Oireachtas Joint and Select Committees
Wednesday, 15 May 2024
Joint Oireachtas Committee on Finance, Public Expenditure and Reform, and Taoiseach
Revenue Commissioners: Discussion
Mr. Niall Cody:
I go back to March 2020, when the then Taoiseach announced the public health restrictions. At that stage, we issued a press release about suspending enforcement action and interest collection. From memory, I think it issued on 15 March 2020. The temporary wage subsidy scheme then came in with effect from 27 March. We had no idea what was coming. Our debt enforcement suspension in the debt warehouse scheme was legislated for with effect from 1 May 2020.

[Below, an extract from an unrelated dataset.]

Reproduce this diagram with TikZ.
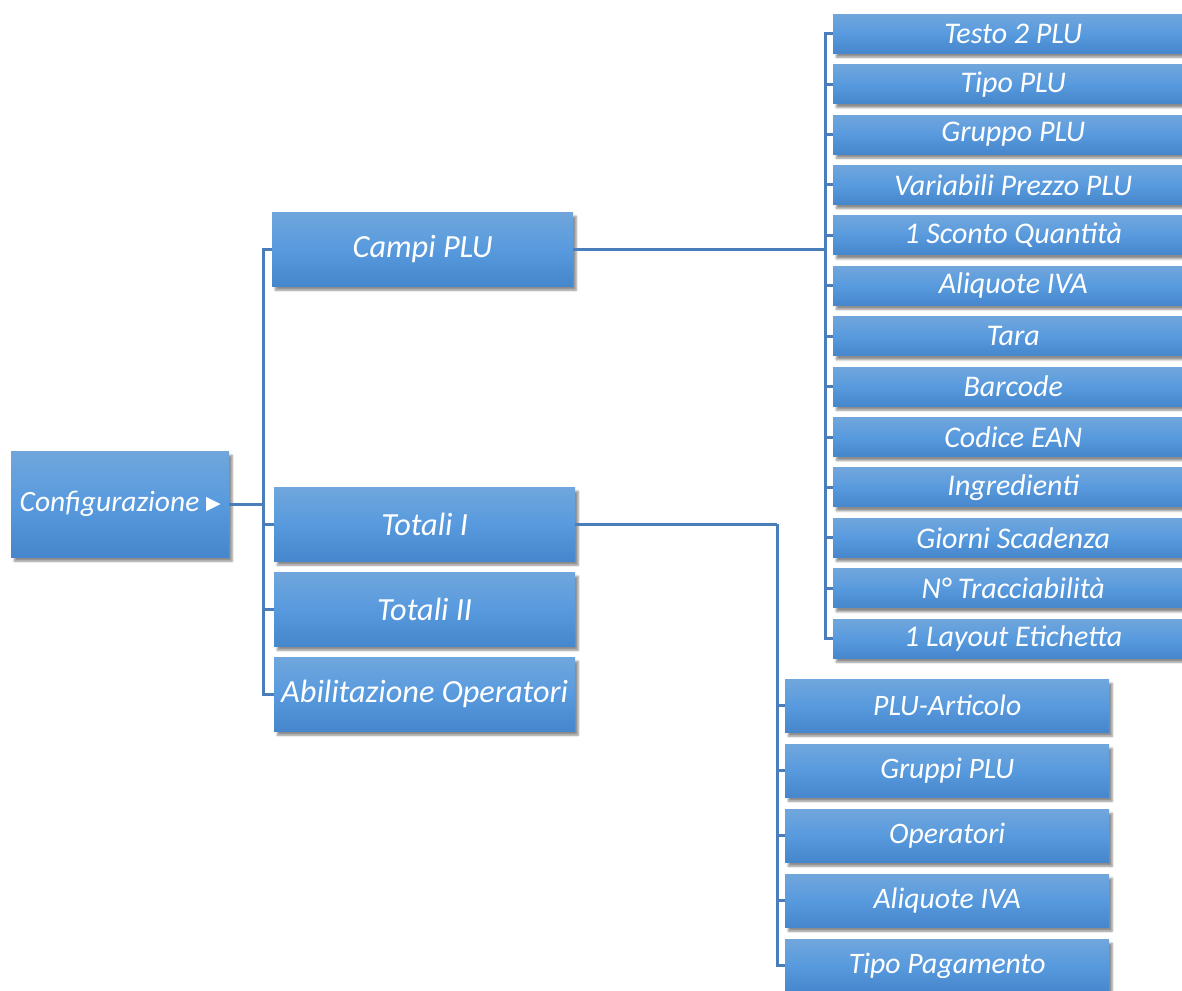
\documentclass[tikz,border=0pt]{standalone}
\usepackage{fontspec}
\setmainfont{Carlito}
\newfontfamily\symfont{DejaVu Sans}
\usetikzlibrary{shadows.blur}
\definecolor{linec}{RGB}{74,126,187}
\definecolor{boxtop}{RGB}{112,166,220}
\definecolor{boxmid}{RGB}{88,154,222}
\definecolor{boxbot}{RGB}{70,134,204}
\tikzset{
  box/.style={draw=none, anchor=north west, inner sep=0pt,
    top color=boxtop, bottom color=boxbot, middle color=boxmid,
    text=white, font=\itshape,
    blur shadow={shadow xshift=3pt, shadow yshift=-4pt, shadow blur steps=6, shadow opacity=45}},
  rbox/.style={box, minimum width=360pt, minimum height=39pt, font=\itshape\fontsize{30}{34}\selectfont},
  bbox/.style={box, minimum width=324pt, minimum height=53pt, font=\itshape\fontsize{29.7}{34}\selectfont},
  mbox/.style={box, minimum width=301pt, minimum height=74pt, font=\itshape\fontsize{32.3}{36}\selectfont},
  conn/.style={draw=linec, line width=3pt}
}
\begin{document}
\begin{tikzpicture}[x=1pt,y=-1pt]
\useasboundingbox (0,0) rectangle (1182,990);
% root
\node[box, minimum width=218pt, minimum height=106pt, font=\itshape\fontsize{29.5}{34}\selectfont] (cfg) at (11,451) {Configurazione {\upshape\symfont\fontsize{19}{20}\selectfont\raisebox{2pt}{▶}}};
% middle
\node[mbox] (campi) at (272,212) {Campi PLU};
\node[mbox] (tot1) at (274,487) {Totali I};
\node[mbox] (tot2) at (274,572) {Totali II};
\node[mbox] (abil) at (274,657) {Abilitazione Operatori};
% right column
\foreach \t [count=\i] in {Testo 2 PLU, Tipo PLU, Gruppo PLU, Variabili Prezzo PLU, 1 Sconto Quantità, Aliquote IVA, Tara, Barcode, Codice EAN, Ingredienti, Giorni Scadenza, N° Tracciabilità, 1 Layout Etichetta}
  \node[rbox] (r\i) at (833,{14+50.42*(\i-1)}) {\t};
% bottom column
\foreach \t [count=\i] in {PLU-Articolo, Gruppi PLU, Operatori, Aliquote IVA, Tipo Pagamento}
  \node[bbox] (b\i) at (785,{679+65*(\i-1)}) {\t};
% connectors
\coordinate (t1) at (cfg.east -| 263,0);
\coordinate (t2) at (campi.east -| 825,0);
\coordinate (t3) at (tot1.east -| 777,0);
\draw[conn] (cfg.east) -- (t1);
\foreach \n in {campi,tot1,tot2,abil} \draw[conn] (t1) |- (\n.west);
\draw[conn] (campi.east) -- (t2);
\foreach \i in {1,...,13} \draw[conn] (t2) |- (r\i.west);
\draw[conn] (tot1.east) -- (t3);
\foreach \i in {1,...,5} \draw[conn] (t3) |- (b\i.west);
\end{tikzpicture}
\end{document}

I recall the Secretary General of the Department of Finance asking me, after the wage subsidy scheme had come in, whether there was anything else we should be doing, and I said we had suspended enforcement action and interest application but that the legislation provided that we should do that. I said I had been thinking of the idea of debt warehousing, which was in my head as a safe mechanism to use, but we had no idea what was going to happen. We could not have used a process where businesses applied for debt warehousing and showed their individual need. More than 100,000 entities were in debt warehousing at its peak. The original temporary wage subsidy scheme was due to last for 13 weeks and we had no idea what would happen. The scheme lasted for nearly two years. The warehousing was extended when the war in Ukraine started and the cost of living peaked. That was for a year but we had no idea how long it would be needed, and it was subsequently legislated for.
The legislation was drafted such that any business that was dealt with in our business division, which deals with all the SMEs, automatically qualified for the debt warehouse. They did not have to apply for it but automatically qualified for it. Any large businesses, which are dealt with by our large-cases division, or medium enterprises, which are dealt with by our medium-enterprise division, had to make a business case to be eligible to join it. I recall looking at cases at the time where businesses that had shut subsequently went online and some of them actually increased their business over the lifetime of the process, but if they were eligible at the start, there is no mechanism to decide they are not eligible anymore. If a business has finance, bank debt and tax debt in the warehouse, it makes absolute business sense for it to work down its non-tax debt at whatever rate of interest and to benefit from that.